Treacle Tart and Custard
By James Tanner, Sky, Taste
225g plain flour
Pinch of salt
150g butter, chopped
75g icing sugar
1 whole egg
1 egg yolk
For the filling:
250g golden syrup
Zest and juice of 1 lemon
250g white bread crumbs (about 8 slices from medium white loaf (crusts removed))
25ml double cream
1 egg yolk
For the custard:
7 egg yolks
40g caster sugar
500ml milk
1 cut and split vanilla pod
1. Sift the flour with the salt and then rub in the butter until mixture resembles crumbs.
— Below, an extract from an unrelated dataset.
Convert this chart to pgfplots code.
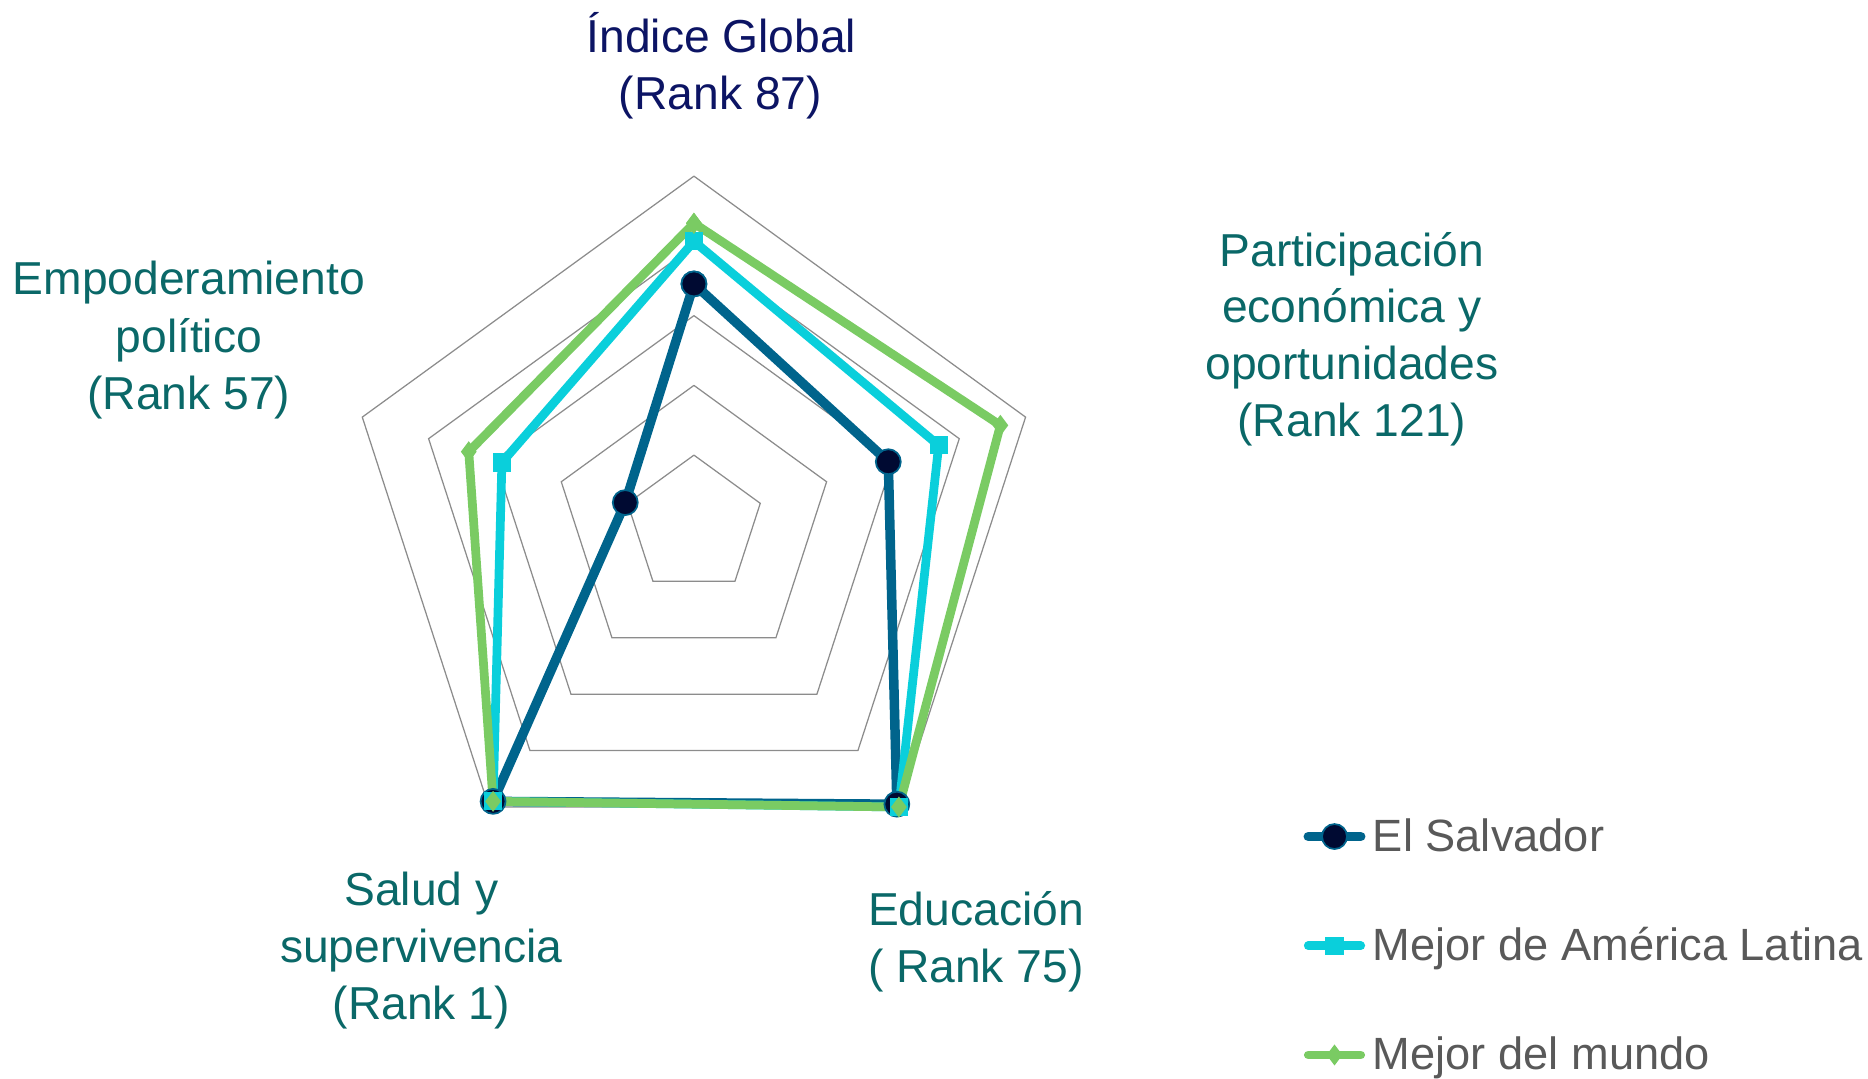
\documentclass[border=0pt]{standalone}
\usepackage{pgfplots}
\pgfplotsset{compat=1.18}
\usepgfplotslibrary{polar}
\usepackage{fontspec}
\setmainfont{Liberation Sans}
\definecolor{navy}{RGB}{12,20,100}
\definecolor{tealtxt}{RGB}{10,104,104}
\definecolor{leggray}{RGB}{89,89,89}
\definecolor{esline}{RGB}{0,100,140}
\definecolor{esmark}{RGB}{0,10,50}
\definecolor{cyanl}{RGB}{10,207,219}
\definecolor{greenl}{RGB}{122,203,99}
\definecolor{gridc}{RGB}{140,140,140}
\begin{document}
\begin{tikzpicture}
\path (0pt,0pt) rectangle (747.2pt,431.2pt);
\begin{polaraxis}[
  at={(277.8pt,221.08pt)}, anchor=origin,
  scale only axis, width=279.2pt, height=279.2pt,
  ymin=0, ymax=1, xmin=0, xmax=360,
  hide axis, clip=false,
  legend style={at={(axis cs:334.7,1.932)}, anchor=north west, draw=none, fill=none,
    font=\fontsize{18.1}{21}\selectfont\color{leggray}, row sep=25pt,
    inner sep=0pt, column sep=1pt},
  legend cell align=left,
  legend image code/.code={\draw[mark repeat=2,mark phase=2,line cap=round] plot coordinates {(0pt,0pt) (10.5pt,0pt) (21pt,0pt)};},
]
% grid pentagons
\addplot[gridc, line width=0.5pt, forget plot] coordinates {(90,0.2) (18,0.2) (306,0.2) (234,0.2) (162,0.2) (90,0.2)};
\addplot[gridc, line width=0.5pt, forget plot] coordinates {(90,0.4) (18,0.4) (306,0.4) (234,0.4) (162,0.4) (90,0.4)};
\addplot[gridc, line width=0.5pt, forget plot] coordinates {(90,0.6) (18,0.6) (306,0.6) (234,0.6) (162,0.6) (90,0.6)};
\addplot[gridc, line width=0.5pt, forget plot] coordinates {(90,0.8) (18,0.8) (306,0.8) (234,0.8) (162,0.8) (90,0.8)};
\addplot[gridc, line width=0.5pt, forget plot] coordinates {(90,1.0) (18,1.0) (306,1.0) (234,1.0) (162,1.0) (90,1.0)};
% El Salvador
\addplot[esline, line width=3.8pt, mark=*, mark size=5pt,
  mark options={fill=esmark, draw=esline, line width=0.7pt}]
  coordinates {(90,0.691) (18,0.586) (306,0.99) (234,0.98) (162,0.207) (90,0.691)};
\addlegendentry{El Salvador}
% Mejor de America Latina
\addplot[cyanl, line width=3.5pt, mark=square*, mark size=3.4pt,
  mark options={fill=cyanl, draw=cyanl, line width=0.5pt}]
  coordinates {(90,0.813) (18,0.738) (306,1.0) (234,0.98) (162,0.579) (90,0.813)};
\addlegendentry{Mejor de América Latina}
% Mejor del mundo
\addplot[greenl, line width=3.5pt, mark=diamond*, mark size=3.8pt,
  mark options={fill=greenl, draw=greenl, line width=0.5pt}]
  coordinates {(90,0.865) (18,0.924) (306,1.0) (234,0.98) (162,0.679) (90,0.865)};
\addlegendentry{Mejor del mundo}
\end{polaraxis}
\begin{scope}[x=0.4pt,y=0.4pt,every node/.style={anchor=base, inner sep=0pt, font=\fontsize{18.5}{22}\selectfont}]
\node[text=navy] at (722,1025) {Índice Global};
\node[text=navy] at (721,968) {(Rank 87)};
\node[text=tealtxt] at (1353,811.3) {Participación};
\node[text=tealtxt] at (1353,755) {económica y};
\node[text=tealtxt] at (1353,698) {oportunidades};
\node[text=tealtxt] at (1353,641.3) {(Rank 121)};
\node[text=tealtxt] at (189,783) {Empoderamiento};
\node[text=tealtxt] at (189,725) {político};
\node[text=tealtxt] at (189,668) {(Rank 57)};
\node[text=tealtxt] at (421.7,171.3) {Salud y};
\node[text=tealtxt] at (421.7,115) {supervivencia};
\node[text=tealtxt] at (421.7,58) {(Rank 1)};
\node[text=tealtxt] at (976.7,151.3) {Educación};
\node[text=tealtxt] at (976.7,94.7) {( Rank 75)};
\end{scope}
\end{tikzpicture}
\end{document}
Now stir in sugar, add the egg and mix together. Refrigerate for 30-60 minutes before use.
2. Line a 18cm by 2.5cm flan ring with rolled pastry and bake blind for 15 minutes at 200C/gas mark 6.
3. Warm the syrup, lemon juice and zest together, stir in the breadcrumbs and add the cream. Pour it into the pastry case and bake for 20 minutes at 200C/gas mark 6 until golden. Leave to cool before removing it from the flan ring.
4. Simmer the milk with the vanilla pod. Whisk sugar and yolk together and pour the hot milk over the egg mix. Mix together then put back in the pan and cook over a low heat until the mixture coats the back of a spoon.
5. Serve a big slice of cooled tart with warm custard.